Music Review: To Pimp A Butterfly
The caterpillar is a prisoner to the streets that conceived it
Its only job is to eat or consume everything around it, in order to protect itself from this mad city
While consuming its environment the caterpillar begins to notice ways to survive
One thing it noticed is how much the world shuns him, but praises the butterfly
The butterfly represents the talent, the thoughtfulness, and the beauty within the caterpillar
But having a harsh outlook on life the caterpillar sees the butterfly as weak and figures out a way to pimp it to his own benefits
Already surrounded by this mad city the caterpillar goes to work on the cocoon which institutionalizes him
He can no longer see past his own thoughts
When trapped inside these walls certain ideas take roots, such as going home, and bringing back new concepts to this mad city
Wings begin to emerge, breaking the cycle of feeling stagnant
Finally free, the butterfly sheds light on situations that the caterpillar never considered, ending the internal struggle
Although the butterfly and caterpillar are completely different, they are one and the same.
To understand this poem, in all it’s worth and greatness, one must have a firm grasp of the context surrounding it. It was written by Kendrick Lamar, a young rapper from Compton, California and was first introduced throughout his Grammy winning album titled “To Pimp a Butterfly”, widely regarded as his magnum opus. The album discusses Kendrick’s struggle through his growth as an artist and the price of fame. His fall into depression, loss of spirituality and contact with God coupled with an identity crisis and a pursuit of materialism led to a downward spiral that culminated in one of the most rich and soulful albums of the decade, establishing Lamar’s reputation as a pioneer.
The first time I heard the poem above, I felt like I’d just crossed a finish line or free-handedly drawn a perfect circle. To be more specific I felt complete. Although the metaphor above used to describe Kendrick’s life as well as other minorities was slightly complicated and I didn’t fully comprehend what the butterfly and the caterpillar stood for, the words made sense. I had no questions, I simply knew.
From my perspective, the caterpillar represents Kendrick before the fame and wealth. His life growing up in Compton, one of the most infamous cities in California, notorious for its high crime and murder rate left him to grow up contained in a box. He lives the rat race. “Its only job is to eat or consume everything around it, in order to protect itself from this mad city” shows a survivalist mentality because his environment has led him to see life in shades of gray.
The butterfly on the other hand represents the American Dream version of Kendrick. Money, power, fame, women etc. any and all things Kendrick and half of the nation aspires to have when they’re young and poor. To him this comes in the form of a life as a rapper such as the ones on TV. “While consuming its environment the caterpillar begins to notice ways to survive. One thing it noticed is how much the world shuns him, but praises the butterfly. The butterfly represents the talent, the thoughtfulness, and the beauty within the caterpillar”

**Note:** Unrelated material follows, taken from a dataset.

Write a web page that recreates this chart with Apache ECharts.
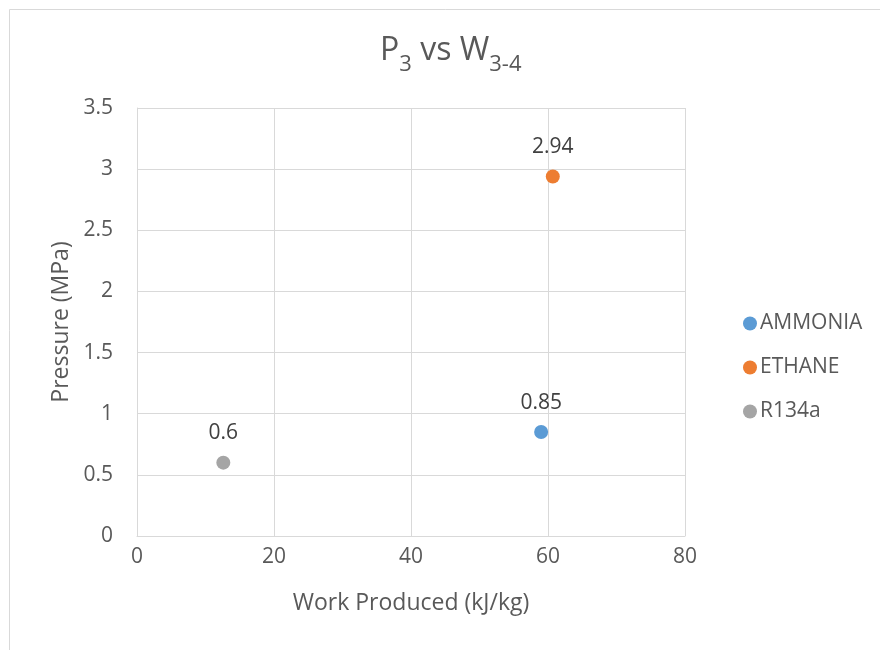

So he becomes a rapper. Not as a chance to pour his heart out. Not to use his words as the colors on the canvas that is a 16 track mixtape but as a tool. To him music is an accessory. A mean rather than a goal. And so he “figures out a way to pimp (the butterfly) to (his) own benefit”. He mimics the style of other rappers in the beginning of his career and is criticized for it. The cocoon representing the music industry swallows him whole and institutionalizes him.
It then dawns on him that he’s stuck in the same loop. Cornered and alone in the same position he started in, he enters a phase of self-reflection where he realizes the importance of respect. To yourself and others. This is what he hopes to bring back to his community. To the black youth of Compton in order to unify it and break the vicious cycle. This level of self-awareness is displayed in albums that followed such as Section 80 and Good Kid m.A.A.d City which was Grammy nominated.
And that is the point of the album. By showing us his growth and pains, by having us bleed like he did through the use of soulful samples layered over the roundness of a low bass synth and the deliberate distortion of his voice, we learn the truth like he did and we pay it forward. We sprout wings and leave the cocoon. We become butterflies.